Copyright © 1997 by The American Association of Petroleum Geologists. All rights reserved.

Chapter 19
Stratigraphic and Structural Development of the Gulf of Odessa, Ukrainian Black Sea: Implications for Petroleum Exploration

Andrew G. Robinson
JKX Oil & Gasplc
Guildford, Surrey, United Kingdom

Edward Kerusov
Chernomorneftegas
Simferopol, Ukraine


ABSTRACT

The Gulf of Odessa forms the northern rift and passive margin of the extensional Western Black Sea. The prerift comprises the Scythian Proterozoic to Triassic platform in the north (which dips gently southward) and, in the south, a Triassic-Early Jurassic back-arc basin that closed during the Middle Jurassic (Tavric-Kure Series).

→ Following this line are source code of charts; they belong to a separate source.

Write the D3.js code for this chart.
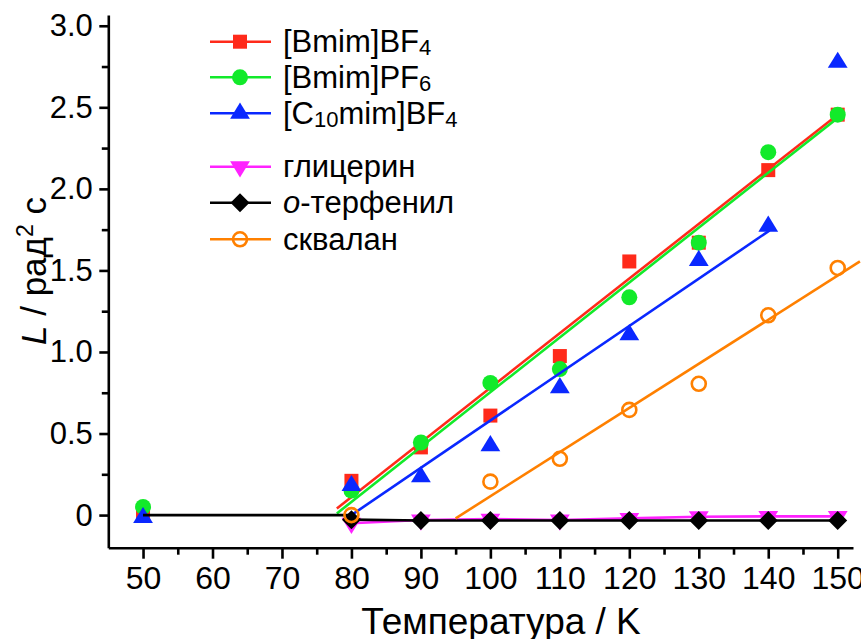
<!DOCTYPE html>
<html><head><meta charset="utf-8">
<script src="https://cdn.jsdelivr.net/npm/d3@7"></script>
<style>
body{margin:0;background:#fff}
svg{display:block}
text{font-family:"Liberation Sans",Arial,Helvetica,sans-serif;fill:#000}
</style>
</head><body>
<svg id="chart" width="861" height="639"></svg>
<script>
// ---------- data ----------
const temps = [50, 80, 90, 100, 110, 120, 130, 140, 150];
const bmimBF4 = [0.0, 0.21, 0.415, 0.61, 0.975, 1.555, 1.67, 2.115, 2.455];
const bmimPF6 = [0.05, 0.15, 0.445, 0.81, 0.895, 1.335, 1.67, 2.225, 2.455];
const c10mimBF4 = [-0.016, 0.18, 0.235, 0.425, 0.78, 1.105, 1.56, 1.77, 2.775];
const glycTemps = [80, 90, 100, 110, 120, 130, 140, 150];
const glycerol = [-0.05, -0.03, -0.025, -0.03, -0.02, -0.01, -0.008, -0.008];
const terphTemps = [80, 90, 100, 110, 120, 130, 140, 150];
const terphenyl = [-0.028, -0.033, -0.033, -0.033, -0.033, -0.033, -0.033, -0.033];
const sqTemps = [80, 100, 110, 120, 130, 140, 150];
const squalane = [0.0, 0.205, 0.345, 0.645, 0.805, 1.225, 1.515];
const zeroLine = [[50, 0], [80, 0]];
const fitBF4 = [[77.9, 0.04], [150, 2.455]];
const fitPF6 = [[77.9, 0.01], [150, 2.435]];
const fitC10 = [[80, 0.0], [140.2, 1.745]];
const fitSq = [[95, -0.02], [153.2, 1.555]];
const xMajor = [50, 60, 70, 80, 90, 100, 110, 120, 130, 140, 150];
const xMinor = [55, 65, 75, 85, 95, 105, 115, 125, 135, 145];
const yMajor = [0, 0.5, 1.0, 1.5, 2.0, 2.5, 3.0];
const yMajorLabels = ["0", "0.5", "1.0", "1.5", "2.0", "2.5", "3.0"];
const yMinor = [0.25, 0.75, 1.25, 1.75, 2.25, 2.75];

const colors = {red:"#ff2a1a", green:"#12ea2a", blue:"#0a28ff", magenta:"#ff22ff", black:"#000000", orange:"#ff8000"};

// ---------- scales ----------
const svg = d3.select("#chart");
const x = d3.scaleLinear().domain([45, 152.2]).range([108.3, 853]);
const y = d3.scaleLinear().domain([-0.2, 3.066]).range([547.7, 15]);

// ---------- axes ----------
const axW = 2.6;
const gx = svg.append("g").attr("transform", `translate(0,${y(-0.2)})`);
gx.call(d3.axisBottom(x).tickValues(xMajor).tickSize(11).tickSizeOuter(0).tickFormat(d3.format("d")));
gx.append("g").call(d3.axisBottom(x).tickValues(xMinor).tickSize(7).tickSizeOuter(0).tickFormat(""))
  .select(".domain").remove();
gx.selectAll("text").attr("y", 18.5).attr("font-size", 32).attr("font-family", '"Liberation Sans",Arial,sans-serif').attr("fill","#000");

const gy = svg.append("g").attr("transform", `translate(${x(45)},0)`);
gy.call(d3.axisLeft(y).tickValues(yMajor).tickSize(9).tickSizeOuter(0).tickFormat((d,i)=>yMajorLabels[i]));
gy.append("g").call(d3.axisLeft(y).tickValues(yMinor).tickSize(6.5).tickSizeOuter(0).tickFormat(""))
  .select(".domain").remove();
gy.selectAll("text").attr("x", -15.5).attr("font-size", 31).attr("font-family", '"Liberation Sans",Arial,sans-serif').attr("fill","#000");

svg.selectAll(".domain").attr("stroke", "#000").attr("stroke-width", axW);
svg.selectAll(".tick line").attr("stroke", "#000").attr("stroke-width", axW);

// ---------- axis titles ----------
svg.append("text").attr("x", 501).attr("y", 634).attr("text-anchor", "middle")
  .attr("font-size", 37).text("Температура / K");

const yt = svg.append("text").attr("transform", "translate(46,271) rotate(-90)")
  .attr("text-anchor", "middle").attr("font-size", 35);
yt.append("tspan").attr("font-style", "italic").text("L");
yt.append("tspan").text(" / рад");
yt.append("tspan").attr("font-size", 23).attr("dy", -13).text("2");
yt.append("tspan").attr("dy", 13).text(" с");

// ---------- markers ----------
function drawMarker(g, type, color) {
  if (type === "square") {
    g.append("rect").attr("x", -7).attr("y", -7).attr("width", 14).attr("height", 14).attr("fill", color);
  } else if (type === "circle") {
    g.append("circle").attr("r", 8).attr("fill", color);
  } else if (type === "triUp") {
    g.append("path").attr("d", "M0,-10.8L9.9,5.4L-9.9,5.4Z").attr("fill", color);
  } else if (type === "triDown") {
    g.append("path").attr("d", "M0,10.8L9.9,-5.4L-9.9,-5.4Z").attr("fill", color);
  } else if (type === "diamond") {
    g.append("path").attr("d", "M0,-9.5L9.5,0L0,9.5L-9.5,0Z").attr("fill", color);
  } else if (type === "openCircle") {
    g.append("circle").attr("r", 7).attr("fill", "none").attr("stroke", color).attr("stroke-width", 2.6);
  }
}

const line = d3.line().x(d => x(d[0])).y(d => y(d[1]));
const plot = svg.append("g");
const LW = 2.6;

function zip(xs, ys) { return xs.map((t, i) => [t, ys[i]]); }

const series = [
  {name:"BF4", pts: zip(temps, bmimBF4), lines:[fitBF4], color: colors.red, marker:"square"},
  {name:"PF6", pts: zip(temps, bmimPF6), lines:[fitPF6], color: colors.green, marker:"circle"},
  {name:"C10", pts: zip(temps, c10mimBF4), lines:[fitC10], color: colors.blue, marker:"triUp"},
  {name:"gly", pts: zip(glycTemps, glycerol), lines:[zip(glycTemps, glycerol)], color: colors.magenta, marker:"triDown"},
  {name:"ter", pts: zip(terphTemps, terphenyl), lines:[zeroLine, zip(terphTemps, terphenyl)], color: colors.black, marker:"diamond"},
  {name:"sq", pts: zip(sqTemps, squalane), lines:[fitSq], color: colors.orange, marker:"openCircle"}
];

series.forEach(s => {
  s.lines.forEach(l => {
    plot.append("path").datum(l).attr("d", line).attr("fill", "none")
      .attr("stroke", s.color).attr("stroke-width", LW);
  });
  s.pts.forEach(p => {
    const g = plot.append("g").attr("transform", `translate(${x(p[0])},${y(p[1])})`);
    drawMarker(g, s.marker, s.color);
  });
});

// ---------- legend ----------
const legendRows = [
  {color: colors.red, marker:"square", y:41.7, parts:[["[Bmim]BF",""],["4","sub"]]},
  {color: colors.green, marker:"circle", y:77.3, parts:[["[Bmim]PF",""],["6","sub"]]},
  {color: colors.blue, marker:"triUp", y:113.3, parts:[["[C",""],["10","sub"],["mim]BF",""],["4","sub"]]},
  {color: colors.magenta, marker:"triDown", y:166.7, parts:[["глицерин",""]]},
  {color: colors.black, marker:"diamond", y:202.7, parts:[["o","it"],["-терфенил",""]]},
  {color: colors.orange, marker:"openCircle", y:239.3, parts:[["сквалан",""]]}
];
const lg = svg.append("g");
legendRows.forEach(r => {
  lg.append("line").attr("x1", 210).attr("x2", 271).attr("y1", r.y).attr("y2", r.y)
    .attr("stroke", r.color).attr("stroke-width", LW);
  const g = lg.append("g").attr("transform", `translate(240,${r.y})`);
  drawMarker(g, r.marker, r.color);
  const t = lg.append("text").attr("x", 283).attr("y", r.y + 10.5).attr("font-size", 31);
  let shifted = false;
  r.parts.forEach(p => {
    const ts = t.append("tspan").text(p[0]);
    if (p[1] === "sub") {
      ts.attr("font-size", 22).attr("dy", shifted ? 0 : 3);
      shifted = true;
    } else {
      if (shifted) { ts.attr("dy", -3); shifted = false; }
      if (p[1] === "it") ts.attr("font-style", "italic");
    }
  });
});
</script>
</body></html>
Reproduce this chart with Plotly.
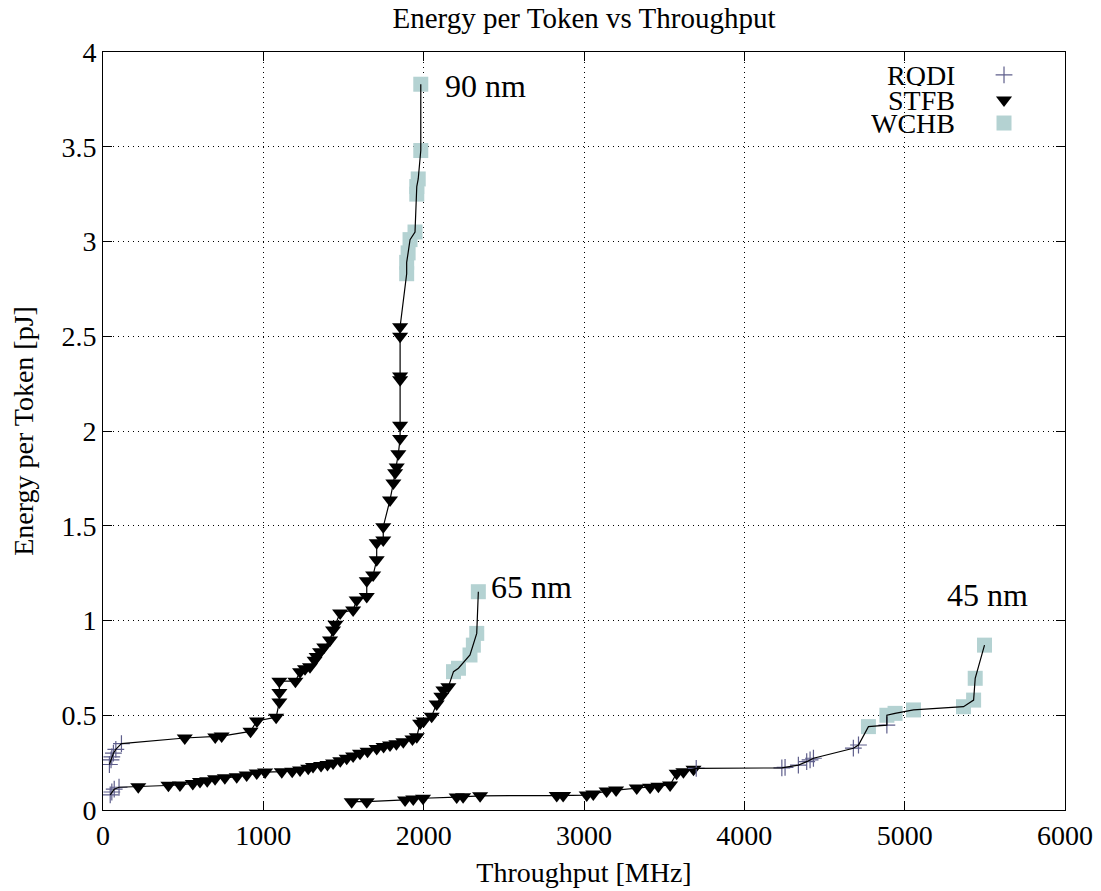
import plotly.graph_objects as go

# ---------------- data (Throughput [MHz], Energy per Token [pJ]) ----------------
# 90 nm
rqdi90_x = [40, 50, 55, 65, 80, 115]
rqdi90_y = [0.24, 0.265, 0.28, 0.30, 0.32, 0.35]
stfb90_x = [510, 700, 740, 920, 960, 1080, 1100, 1100, 1100, 1200, 1229, 1260, 1291, 1320,
            1333, 1354, 1380, 1416, 1435, 1450, 1479, 1560, 1582, 1645, 1645, 1685, 1707,
            1707, 1748, 1748, 1790, 1811, 1822, 1832, 1842, 1853, 1853, 1853, 1853, 1853, 1853]
stfb90_y = [0.38, 0.385, 0.39, 0.415, 0.47, 0.49, 0.57, 0.62, 0.68, 0.68, 0.73, 0.745, 0.756,
            0.79, 0.81, 0.835, 0.86, 0.897, 0.95, 0.98, 1.04, 1.055, 1.108, 1.126, 1.21, 1.24,
            1.32, 1.41, 1.425, 1.495, 1.636, 1.725, 1.78, 1.81, 1.88, 1.96, 2.03, 2.27, 2.29,
            2.50, 2.55]
wchb90_x = [1894, 1894, 1903, 1915, 1946, 1957, 1957, 1966, 1982, 1982]
wchb90_y = [2.83, 2.89, 2.94, 3.01, 3.05, 3.25, 3.29, 3.33, 3.48, 3.83]

# 65 nm
rqdi65_x = [45, 55, 70, 100]
rqdi65_y = [0.08, 0.095, 0.11, 0.12]
stfb65_x = [220, 408, 480, 560, 605, 650, 699, 760, 834, 896, 959, 1011, 1115, 1180, 1229,
            1280, 1310, 1360, 1400, 1435, 1480, 1520, 1560, 1603, 1650, 1707, 1750, 1790,
            1830, 1873, 1930, 1957, 1978, 2000, 2050, 2081, 2110, 2123, 2154]
stfb65_y = [0.123, 0.13, 0.132, 0.14, 0.15, 0.155, 0.165, 0.17, 0.176, 0.185, 0.195, 0.2,
            0.202, 0.205, 0.211, 0.22, 0.229, 0.235, 0.24, 0.248, 0.26, 0.273, 0.285, 0.30,
            0.31, 0.325, 0.335, 0.343, 0.35, 0.36, 0.375, 0.387, 0.458, 0.47, 0.495, 0.56,
            0.60, 0.633, 0.65]
wchb65_x = [2186, 2217, 2289, 2310, 2331, 2341]
wchb65_y = [0.73, 0.748, 0.818, 0.87, 0.932, 1.152]

# 45 nm
stfb45_x = [1551, 1645, 1884, 1935, 1996, 2206, 2246, 2352, 2830, 2870, 3017, 3058, 3141,
            3200, 3329, 3412, 3464, 3537, 3578, 3620, 3683]
stfb45_y = [0.044, 0.044, 0.053, 0.058, 0.062, 0.068, 0.07, 0.075, 0.076, 0.077, 0.079,
            0.085, 0.10, 0.105, 0.116, 0.12, 0.125, 0.132, 0.194, 0.202, 0.215]
rqdi45_x = [3700, 4234, 4254, 4337, 4389, 4410, 4431, 4680, 4712, 4889]
rqdi45_y = [0.22, 0.222, 0.225, 0.237, 0.255, 0.265, 0.273, 0.326, 0.343, 0.448]
wchb45_x = [4774, 4889, 4940, 5055, 5367, 5430, 5440, 5498]
wchb45_y = [0.44, 0.50, 0.51, 0.528, 0.545, 0.58, 0.695, 0.87]

series_names = ["RQDI", "STFB", "WCHB"]
node_labels = ["90 nm", "65 nm", "45 nm"]
label_pos_x = [2120, 2408, 5253]
label_pos_y = [3.82, 1.177, 1.135]

# ---------------- styles ----------------
FONT = "Liberation Serif"
C_RQDI = "#5f5f8c"
C_STFB = "#000000"
C_WCHB = "#b4d2d2"
styles = {
    "RQDI": dict(symbol="cross-thin", size=12, color=C_RQDI, line=dict(color=C_RQDI, width=1.2)),
    "STFB": dict(symbol="triangle-down", size=14, color=C_STFB, line=dict(width=0)),
    "WCHB": dict(symbol="square", size=15, color=C_WCHB, line=dict(width=0)),
}

fig = go.Figure()

nodes = [
    {"RQDI": (rqdi90_x, rqdi90_y), "STFB": (stfb90_x, stfb90_y), "WCHB": (wchb90_x, wchb90_y)},
    {"RQDI": (rqdi65_x, rqdi65_y), "STFB": (stfb65_x, stfb65_y), "WCHB": (wchb65_x, wchb65_y)},
    {"STFB": (stfb45_x, stfb45_y), "RQDI": (rqdi45_x, rqdi45_y), "WCHB": (wchb45_x, wchb45_y)},
]

# markers
for node in nodes:
    for name in ["WCHB", "STFB", "RQDI"]:
        if name in node:
            xs, ys = node[name]
            fig.add_trace(go.Scatter(x=xs, y=ys, mode="markers", marker=styles[name],
                                     showlegend=False, hoverinfo="x+y", name=name))

# connecting lines (all points of a node, ordered by energy)
for node in nodes:
    pts = []
    for name, (xs, ys) in node.items():
        pts += list(zip(xs, ys))
    pts.sort(key=lambda p: (p[1], p[0]))
    fig.add_trace(go.Scatter(x=[p[0] for p in pts], y=[p[1] for p in pts], mode="lines",
                             line=dict(color="black", width=1.2), showlegend=False,
                             hoverinfo="skip"))

# custom gnuplot-style legend (text left, symbol right) on a helper axis
leg_y = [0.9697, 0.9367, 0.9063]
for name, ly in zip(series_names, leg_y):
    st = dict(styles[name])
    fig.add_trace(go.Scatter(x=[0.9366], y=[ly], xaxis="x2", yaxis="y2", mode="markers",
                             marker=st, showlegend=False, hoverinfo="skip"))
    fig.add_annotation(x=0.8877, y=ly, xref="paper", yref="paper", text=name,
                       showarrow=False, xanchor="right", yanchor="middle", height=22,
                       font=dict(family=FONT, size=28, color="black"))

for txt, lx, ly in zip(node_labels, label_pos_x, label_pos_y):
    fig.add_annotation(x=lx, y=ly, text=txt, showarrow=False, xanchor="left",
                       yanchor="middle", font=dict(family=FONT, size=32, color="black"))

axis_common = dict(showline=True, linecolor="black", linewidth=1, mirror="allticks",
                   ticks="inside", ticklen=9, tickwidth=1, tickcolor="black",
                   showgrid=True, gridcolor="black", gridwidth=1, griddash="1px,4px",
                   zeroline=False, tickfont=dict(family=FONT, size=28, color="black"))

fig.update_layout(
    width=1101, height=891,
    margin=dict(l=103, r=36, t=52, b=81, autoexpand=False),
    paper_bgcolor="white", plot_bgcolor="white",
    font=dict(family=FONT, size=28, color="black"),
    title=dict(text="Energy per Token vs Throughput", x=0.5, xref="paper",
               y=1 - 18 / 891, yref="container", yanchor="middle",
               font=dict(family=FONT, size=29, color="black")),
    xaxis=dict(range=[0, 6000], dtick=1000, tick0=0,
               title=dict(text="Throughput [MHz]", standoff=12,
                          font=dict(family=FONT, size=28)), **axis_common),
    yaxis=dict(range=[0, 4], dtick=0.5, tick0=0,
               title=dict(text="Energy per Token [pJ]", standoff=19,
                          font=dict(family=FONT, size=28)), **axis_common),
    xaxis2=dict(range=[0, 1], overlaying="x", visible=False, fixedrange=True),
    yaxis2=dict(range=[0, 1], overlaying="y", visible=False, fixedrange=True),
    showlegend=False,
)

fig.write_html("out.html", config={"displayModeBar": False},
               post_script="document.body.style.margin='0';document.body.style.padding='0';")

Both of these units were covered by a Late Jurassic carbonate platform prior to the Aptian-Albian doming and rifting that preceded the opening of the Western Black Sea (Cenomanian). During the late Eocene to Oligocene, Aptian-Albian half-grabens suffered limited inversion related to closure of the Tethyan Ocean in Central Anatolia. The main play in the Gulf of Odessa has involved Lower Paleocene chalk in inversion-related anticlines formed during the late Eocene to Oligocene. The chalks are not significantly fractured, and permeabilities are of the order of a few millidarcys. The source rock for the wet gas has not been positively identified, but may be Paleozoic, possibly Devonian, or Albian in age. Extensional structures that formed prior to inversion may still contain the early oil charge from such a source. Adjacent to the deep Black Sea Basin, there is an east-west-trending extensional high (Kalamit Ridge) that extends into Romania and includes the Lebada oil field. The Lebada play, transgressional Albian sandstones draped over partly inverted extensional fault blocks and charged by a Tertiary (Upper Eocene?) source rock in the deep Black Sea Basin, extends into Ukrainian waters.